◆ EXERCISE PROMPT ◆
The lines to return are those from the one containing "Generate a LaTeX" down to the one containing "anchor=base west] (pasal-t)", inclusive; return them exactly and nothing else.

◆ SUPPLIED ENTRIES ◆
## start

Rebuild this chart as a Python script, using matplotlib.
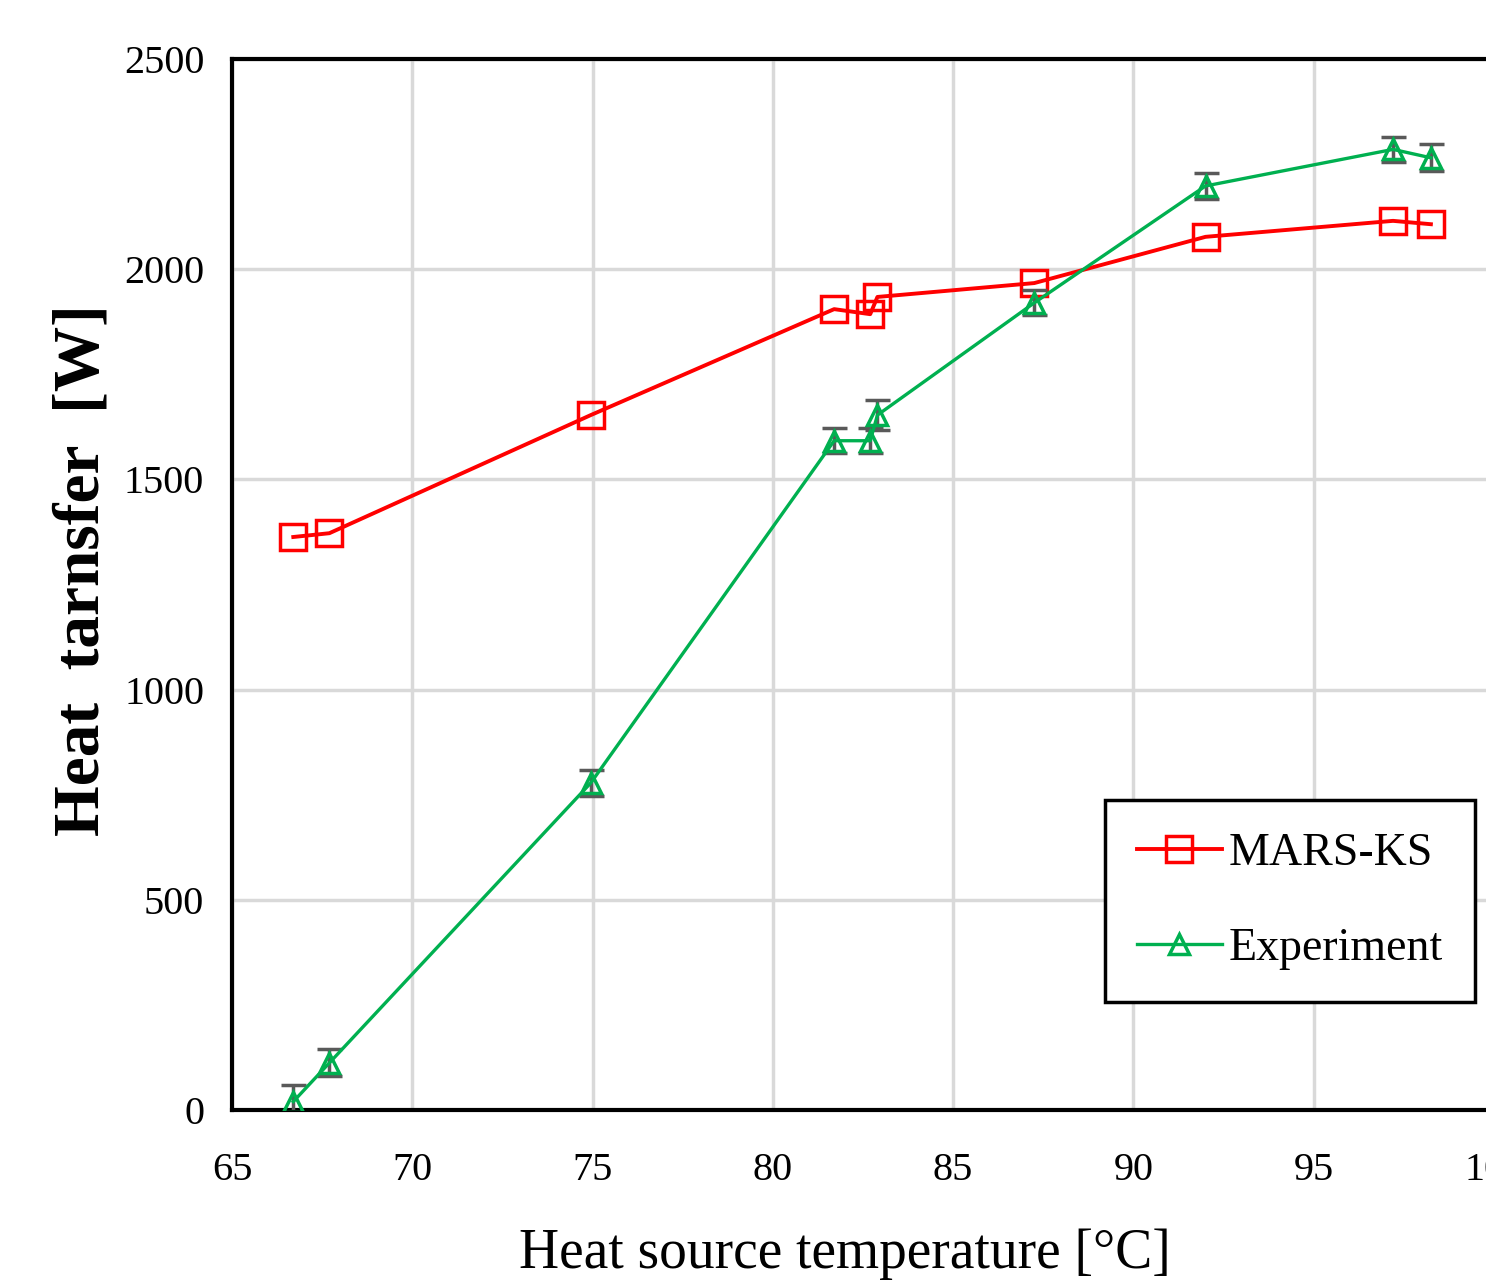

## end
## start

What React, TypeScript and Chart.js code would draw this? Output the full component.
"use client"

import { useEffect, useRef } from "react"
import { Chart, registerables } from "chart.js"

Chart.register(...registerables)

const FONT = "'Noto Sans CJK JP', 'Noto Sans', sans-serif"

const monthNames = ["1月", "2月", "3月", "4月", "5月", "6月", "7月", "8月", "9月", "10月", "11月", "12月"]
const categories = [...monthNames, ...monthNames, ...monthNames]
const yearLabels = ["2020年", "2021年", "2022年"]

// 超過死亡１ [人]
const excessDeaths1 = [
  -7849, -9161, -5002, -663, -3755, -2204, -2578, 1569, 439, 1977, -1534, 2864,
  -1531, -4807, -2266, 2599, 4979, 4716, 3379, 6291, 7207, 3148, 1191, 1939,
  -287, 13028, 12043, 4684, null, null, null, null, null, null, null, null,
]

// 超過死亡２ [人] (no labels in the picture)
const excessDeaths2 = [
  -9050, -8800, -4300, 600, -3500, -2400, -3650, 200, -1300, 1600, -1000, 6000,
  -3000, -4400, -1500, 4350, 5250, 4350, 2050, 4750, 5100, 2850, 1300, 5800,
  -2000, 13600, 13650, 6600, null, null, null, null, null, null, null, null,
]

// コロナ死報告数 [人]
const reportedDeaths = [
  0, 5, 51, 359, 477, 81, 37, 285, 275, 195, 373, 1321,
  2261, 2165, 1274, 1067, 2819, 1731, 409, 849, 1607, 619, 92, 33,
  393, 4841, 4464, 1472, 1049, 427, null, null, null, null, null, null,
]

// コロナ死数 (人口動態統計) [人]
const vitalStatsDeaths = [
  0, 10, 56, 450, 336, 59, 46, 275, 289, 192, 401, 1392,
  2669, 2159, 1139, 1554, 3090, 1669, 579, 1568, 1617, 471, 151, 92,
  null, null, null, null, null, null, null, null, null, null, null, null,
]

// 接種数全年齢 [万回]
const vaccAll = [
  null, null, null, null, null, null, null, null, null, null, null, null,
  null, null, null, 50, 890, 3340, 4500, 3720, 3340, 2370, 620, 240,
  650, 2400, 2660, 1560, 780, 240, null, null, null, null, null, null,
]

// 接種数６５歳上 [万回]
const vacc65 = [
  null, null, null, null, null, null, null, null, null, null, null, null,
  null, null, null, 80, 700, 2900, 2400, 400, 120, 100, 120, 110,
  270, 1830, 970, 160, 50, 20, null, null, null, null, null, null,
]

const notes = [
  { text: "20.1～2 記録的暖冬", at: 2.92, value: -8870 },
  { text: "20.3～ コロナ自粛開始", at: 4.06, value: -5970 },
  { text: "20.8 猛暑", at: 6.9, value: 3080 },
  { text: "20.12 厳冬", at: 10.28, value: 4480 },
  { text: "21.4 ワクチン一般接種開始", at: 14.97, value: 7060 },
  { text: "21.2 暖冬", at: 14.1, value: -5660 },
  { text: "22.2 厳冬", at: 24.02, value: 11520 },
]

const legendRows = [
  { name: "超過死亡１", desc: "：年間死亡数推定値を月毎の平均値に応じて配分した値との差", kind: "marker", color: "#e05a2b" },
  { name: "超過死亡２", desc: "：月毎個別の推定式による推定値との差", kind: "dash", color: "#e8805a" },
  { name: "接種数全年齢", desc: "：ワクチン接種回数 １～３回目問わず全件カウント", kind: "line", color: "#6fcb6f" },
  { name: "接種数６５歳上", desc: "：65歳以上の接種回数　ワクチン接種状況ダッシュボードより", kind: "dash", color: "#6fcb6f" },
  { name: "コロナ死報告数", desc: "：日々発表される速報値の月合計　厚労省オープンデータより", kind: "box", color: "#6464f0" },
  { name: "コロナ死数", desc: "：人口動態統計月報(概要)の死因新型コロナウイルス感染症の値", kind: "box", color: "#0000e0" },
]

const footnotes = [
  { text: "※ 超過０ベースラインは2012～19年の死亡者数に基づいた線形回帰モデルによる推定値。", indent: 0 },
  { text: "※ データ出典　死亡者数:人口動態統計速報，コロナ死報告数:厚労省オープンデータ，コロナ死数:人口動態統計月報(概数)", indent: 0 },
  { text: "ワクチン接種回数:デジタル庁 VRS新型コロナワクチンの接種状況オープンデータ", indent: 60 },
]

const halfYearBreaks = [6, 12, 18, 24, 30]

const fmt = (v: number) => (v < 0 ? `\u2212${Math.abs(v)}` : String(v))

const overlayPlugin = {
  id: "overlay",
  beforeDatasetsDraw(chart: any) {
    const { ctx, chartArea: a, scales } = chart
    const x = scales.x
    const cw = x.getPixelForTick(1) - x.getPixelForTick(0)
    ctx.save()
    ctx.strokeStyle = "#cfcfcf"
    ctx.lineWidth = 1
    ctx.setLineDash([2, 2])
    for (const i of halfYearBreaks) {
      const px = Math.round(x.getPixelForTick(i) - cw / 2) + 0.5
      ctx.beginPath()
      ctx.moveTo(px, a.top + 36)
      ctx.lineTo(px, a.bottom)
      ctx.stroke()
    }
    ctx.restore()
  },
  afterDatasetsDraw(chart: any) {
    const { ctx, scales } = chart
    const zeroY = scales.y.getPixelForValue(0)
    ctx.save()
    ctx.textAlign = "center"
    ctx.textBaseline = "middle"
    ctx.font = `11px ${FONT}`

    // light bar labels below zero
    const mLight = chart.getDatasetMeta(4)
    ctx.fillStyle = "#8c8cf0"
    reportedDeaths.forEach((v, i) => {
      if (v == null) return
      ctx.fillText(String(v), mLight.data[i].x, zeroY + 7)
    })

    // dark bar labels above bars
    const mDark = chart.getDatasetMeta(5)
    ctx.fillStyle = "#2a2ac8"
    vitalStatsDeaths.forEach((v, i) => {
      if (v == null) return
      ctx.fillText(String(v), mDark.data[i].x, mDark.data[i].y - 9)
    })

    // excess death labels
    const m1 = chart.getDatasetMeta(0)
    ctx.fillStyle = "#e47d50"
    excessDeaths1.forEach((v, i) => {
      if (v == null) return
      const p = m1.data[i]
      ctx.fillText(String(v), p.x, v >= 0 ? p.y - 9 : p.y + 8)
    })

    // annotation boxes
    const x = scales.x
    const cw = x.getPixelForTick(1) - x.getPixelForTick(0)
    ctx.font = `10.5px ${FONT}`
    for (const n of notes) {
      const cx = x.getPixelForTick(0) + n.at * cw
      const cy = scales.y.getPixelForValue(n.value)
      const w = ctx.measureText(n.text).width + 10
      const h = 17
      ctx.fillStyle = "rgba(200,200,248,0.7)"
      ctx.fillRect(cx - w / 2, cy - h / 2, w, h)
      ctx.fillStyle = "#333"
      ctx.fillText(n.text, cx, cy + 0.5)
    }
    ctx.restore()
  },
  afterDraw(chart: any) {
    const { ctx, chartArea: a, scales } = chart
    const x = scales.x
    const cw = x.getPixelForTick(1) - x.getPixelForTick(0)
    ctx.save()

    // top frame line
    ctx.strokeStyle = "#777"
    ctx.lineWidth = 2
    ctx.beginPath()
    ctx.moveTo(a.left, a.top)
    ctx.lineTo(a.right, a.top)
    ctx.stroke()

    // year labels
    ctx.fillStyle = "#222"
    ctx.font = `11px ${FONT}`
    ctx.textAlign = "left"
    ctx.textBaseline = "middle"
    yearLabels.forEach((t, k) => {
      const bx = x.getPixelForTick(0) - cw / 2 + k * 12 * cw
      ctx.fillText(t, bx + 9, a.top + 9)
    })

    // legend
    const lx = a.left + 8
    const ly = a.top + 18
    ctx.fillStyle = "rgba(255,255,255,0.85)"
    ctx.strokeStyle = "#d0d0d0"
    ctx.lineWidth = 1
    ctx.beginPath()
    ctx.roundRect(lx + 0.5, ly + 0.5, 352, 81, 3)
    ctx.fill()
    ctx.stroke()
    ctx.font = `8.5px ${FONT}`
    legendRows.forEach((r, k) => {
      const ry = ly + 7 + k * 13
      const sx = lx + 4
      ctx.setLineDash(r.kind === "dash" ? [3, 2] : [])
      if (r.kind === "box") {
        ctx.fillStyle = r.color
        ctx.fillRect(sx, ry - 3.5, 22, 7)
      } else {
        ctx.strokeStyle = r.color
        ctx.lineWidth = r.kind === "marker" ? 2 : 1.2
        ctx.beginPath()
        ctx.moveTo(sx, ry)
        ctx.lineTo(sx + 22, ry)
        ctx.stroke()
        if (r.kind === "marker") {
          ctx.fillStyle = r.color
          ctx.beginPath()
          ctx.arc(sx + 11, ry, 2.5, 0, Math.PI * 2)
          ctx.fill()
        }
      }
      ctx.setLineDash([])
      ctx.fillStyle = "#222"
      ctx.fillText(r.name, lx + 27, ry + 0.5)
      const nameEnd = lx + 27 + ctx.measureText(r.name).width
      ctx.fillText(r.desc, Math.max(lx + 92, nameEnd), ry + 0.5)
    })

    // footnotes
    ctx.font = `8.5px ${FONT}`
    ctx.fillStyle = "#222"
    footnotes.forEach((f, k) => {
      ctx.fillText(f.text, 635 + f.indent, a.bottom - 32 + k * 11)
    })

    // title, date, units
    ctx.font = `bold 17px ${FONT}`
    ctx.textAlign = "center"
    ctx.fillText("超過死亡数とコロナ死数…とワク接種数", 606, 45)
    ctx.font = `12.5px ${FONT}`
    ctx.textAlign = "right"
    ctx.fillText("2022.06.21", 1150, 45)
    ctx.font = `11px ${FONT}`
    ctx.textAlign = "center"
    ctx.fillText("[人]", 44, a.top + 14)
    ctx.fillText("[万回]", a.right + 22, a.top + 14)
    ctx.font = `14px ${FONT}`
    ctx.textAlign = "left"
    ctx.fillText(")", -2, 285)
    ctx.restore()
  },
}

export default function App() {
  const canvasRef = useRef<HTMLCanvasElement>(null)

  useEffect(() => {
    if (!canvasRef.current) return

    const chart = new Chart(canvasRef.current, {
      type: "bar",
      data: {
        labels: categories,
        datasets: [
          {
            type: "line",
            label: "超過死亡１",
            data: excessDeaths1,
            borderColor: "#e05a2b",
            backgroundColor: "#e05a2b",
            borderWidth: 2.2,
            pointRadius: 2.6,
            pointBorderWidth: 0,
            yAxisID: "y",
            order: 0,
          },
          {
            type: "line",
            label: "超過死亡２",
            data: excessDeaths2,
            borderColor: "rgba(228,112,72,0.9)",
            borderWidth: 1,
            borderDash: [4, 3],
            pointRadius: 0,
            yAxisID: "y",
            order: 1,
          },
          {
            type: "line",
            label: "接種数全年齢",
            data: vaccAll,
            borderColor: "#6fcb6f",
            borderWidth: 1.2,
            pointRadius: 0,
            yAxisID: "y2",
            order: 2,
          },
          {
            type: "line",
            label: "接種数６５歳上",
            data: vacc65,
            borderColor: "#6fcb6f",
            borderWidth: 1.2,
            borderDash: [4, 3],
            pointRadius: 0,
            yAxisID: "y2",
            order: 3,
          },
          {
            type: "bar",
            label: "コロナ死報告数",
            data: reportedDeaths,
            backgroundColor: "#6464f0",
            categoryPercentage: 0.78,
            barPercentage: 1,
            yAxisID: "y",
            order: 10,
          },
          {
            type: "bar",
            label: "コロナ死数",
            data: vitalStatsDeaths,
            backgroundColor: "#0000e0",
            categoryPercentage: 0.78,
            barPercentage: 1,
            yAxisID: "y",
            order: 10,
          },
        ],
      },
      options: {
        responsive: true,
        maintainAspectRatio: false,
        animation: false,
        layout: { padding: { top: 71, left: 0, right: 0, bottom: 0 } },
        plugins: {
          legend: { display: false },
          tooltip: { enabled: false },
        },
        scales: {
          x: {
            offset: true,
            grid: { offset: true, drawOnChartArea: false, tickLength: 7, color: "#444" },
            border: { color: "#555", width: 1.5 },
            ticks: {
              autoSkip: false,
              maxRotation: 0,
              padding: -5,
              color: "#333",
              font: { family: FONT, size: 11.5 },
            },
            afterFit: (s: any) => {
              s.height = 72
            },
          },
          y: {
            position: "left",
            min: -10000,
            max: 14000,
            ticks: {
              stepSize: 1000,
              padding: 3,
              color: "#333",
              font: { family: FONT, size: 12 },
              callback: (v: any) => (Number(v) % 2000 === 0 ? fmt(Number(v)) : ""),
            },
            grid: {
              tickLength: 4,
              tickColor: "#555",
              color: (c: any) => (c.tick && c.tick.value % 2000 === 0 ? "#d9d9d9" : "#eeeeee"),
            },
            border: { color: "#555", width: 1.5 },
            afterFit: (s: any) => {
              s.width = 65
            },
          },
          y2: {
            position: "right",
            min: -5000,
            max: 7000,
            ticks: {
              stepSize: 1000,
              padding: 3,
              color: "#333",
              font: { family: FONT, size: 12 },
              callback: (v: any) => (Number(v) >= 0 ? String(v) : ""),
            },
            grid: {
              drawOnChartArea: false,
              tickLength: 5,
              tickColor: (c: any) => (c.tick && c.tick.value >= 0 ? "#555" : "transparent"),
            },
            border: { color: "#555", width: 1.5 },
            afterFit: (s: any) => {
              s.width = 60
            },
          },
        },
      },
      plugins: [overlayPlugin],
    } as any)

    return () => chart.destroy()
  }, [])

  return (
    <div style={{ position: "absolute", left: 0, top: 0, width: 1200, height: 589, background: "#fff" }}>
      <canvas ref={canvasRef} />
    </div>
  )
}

## end
## start

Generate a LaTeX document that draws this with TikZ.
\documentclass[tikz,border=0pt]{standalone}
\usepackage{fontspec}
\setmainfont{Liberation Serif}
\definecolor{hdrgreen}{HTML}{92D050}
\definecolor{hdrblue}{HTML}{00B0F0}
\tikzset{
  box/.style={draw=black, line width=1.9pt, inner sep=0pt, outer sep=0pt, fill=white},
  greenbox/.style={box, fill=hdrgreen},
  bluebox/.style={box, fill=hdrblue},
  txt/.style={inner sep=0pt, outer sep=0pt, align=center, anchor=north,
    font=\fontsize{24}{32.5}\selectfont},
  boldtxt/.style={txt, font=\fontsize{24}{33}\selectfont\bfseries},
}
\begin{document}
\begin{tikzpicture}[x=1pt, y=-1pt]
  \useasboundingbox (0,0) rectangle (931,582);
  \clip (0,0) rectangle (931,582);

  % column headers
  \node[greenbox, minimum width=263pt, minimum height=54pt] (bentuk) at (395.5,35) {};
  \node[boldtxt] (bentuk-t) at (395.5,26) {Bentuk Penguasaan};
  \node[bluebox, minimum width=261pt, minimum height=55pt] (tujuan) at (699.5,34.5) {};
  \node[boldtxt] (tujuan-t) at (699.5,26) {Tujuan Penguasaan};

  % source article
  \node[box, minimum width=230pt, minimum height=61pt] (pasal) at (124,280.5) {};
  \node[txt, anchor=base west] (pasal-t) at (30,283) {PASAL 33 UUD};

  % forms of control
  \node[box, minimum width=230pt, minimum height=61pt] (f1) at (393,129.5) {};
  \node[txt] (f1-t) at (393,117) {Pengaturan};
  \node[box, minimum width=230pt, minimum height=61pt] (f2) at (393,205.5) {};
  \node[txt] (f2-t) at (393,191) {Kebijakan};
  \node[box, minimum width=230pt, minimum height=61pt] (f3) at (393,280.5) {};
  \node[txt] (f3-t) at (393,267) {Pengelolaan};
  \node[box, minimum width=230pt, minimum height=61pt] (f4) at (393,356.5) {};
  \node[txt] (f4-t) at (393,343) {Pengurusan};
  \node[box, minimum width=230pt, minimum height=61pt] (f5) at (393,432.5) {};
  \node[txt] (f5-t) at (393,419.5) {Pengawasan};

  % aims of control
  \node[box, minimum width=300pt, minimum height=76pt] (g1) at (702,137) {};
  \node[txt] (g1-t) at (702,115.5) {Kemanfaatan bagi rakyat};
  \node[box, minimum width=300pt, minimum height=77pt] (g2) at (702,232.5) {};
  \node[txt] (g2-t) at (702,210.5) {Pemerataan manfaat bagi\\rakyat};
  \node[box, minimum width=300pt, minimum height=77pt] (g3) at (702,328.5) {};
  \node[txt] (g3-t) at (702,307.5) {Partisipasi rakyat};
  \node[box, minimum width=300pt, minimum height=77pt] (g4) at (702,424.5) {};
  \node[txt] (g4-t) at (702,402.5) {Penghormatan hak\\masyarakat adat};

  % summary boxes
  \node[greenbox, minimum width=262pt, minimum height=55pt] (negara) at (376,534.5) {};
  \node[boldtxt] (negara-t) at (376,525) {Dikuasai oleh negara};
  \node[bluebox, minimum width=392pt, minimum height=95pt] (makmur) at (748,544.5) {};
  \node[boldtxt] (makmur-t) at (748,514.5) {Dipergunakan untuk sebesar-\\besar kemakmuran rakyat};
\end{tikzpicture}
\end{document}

## end

◆ CORRECT OUTPUT ◆
Generate a LaTeX document that draws this with TikZ.
\documentclass[tikz,border=0pt]{standalone}
\usepackage{fontspec}
\setmainfont{Liberation Serif}
\definecolor{hdrgreen}{HTML}{92D050}
\definecolor{hdrblue}{HTML}{00B0F0}
\tikzset{
  box/.style={draw=black, line width=1.9pt, inner sep=0pt, outer sep=0pt, fill=white},
  greenbox/.style={box, fill=hdrgreen},
  bluebox/.style={box, fill=hdrblue},
  txt/.style={inner sep=0pt, outer sep=0pt, align=center, anchor=north,
    font=\fontsize{24}{32.5}\selectfont},
  boldtxt/.style={txt, font=\fontsize{24}{33}\selectfont\bfseries},
}
\begin{document}
\begin{tikzpicture}[x=1pt, y=-1pt]
  \useasboundingbox (0,0) rectangle (931,582);
  \clip (0,0) rectangle (931,582);

  % column headers
  \node[greenbox, minimum width=263pt, minimum height=54pt] (bentuk) at (395.5,35) {};
  \node[boldtxt] (bentuk-t) at (395.5,26) {Bentuk Penguasaan};
  \node[bluebox, minimum width=261pt, minimum height=55pt] (tujuan) at (699.5,34.5) {};
  \node[boldtxt] (tujuan-t) at (699.5,26) {Tujuan Penguasaan};

  % source article
  \node[box, minimum width=230pt, minimum height=61pt] (pasal) at (124,280.5) {};
  \node[txt, anchor=base west] (pasal-t) at (30,283) {PASAL 33 UUD};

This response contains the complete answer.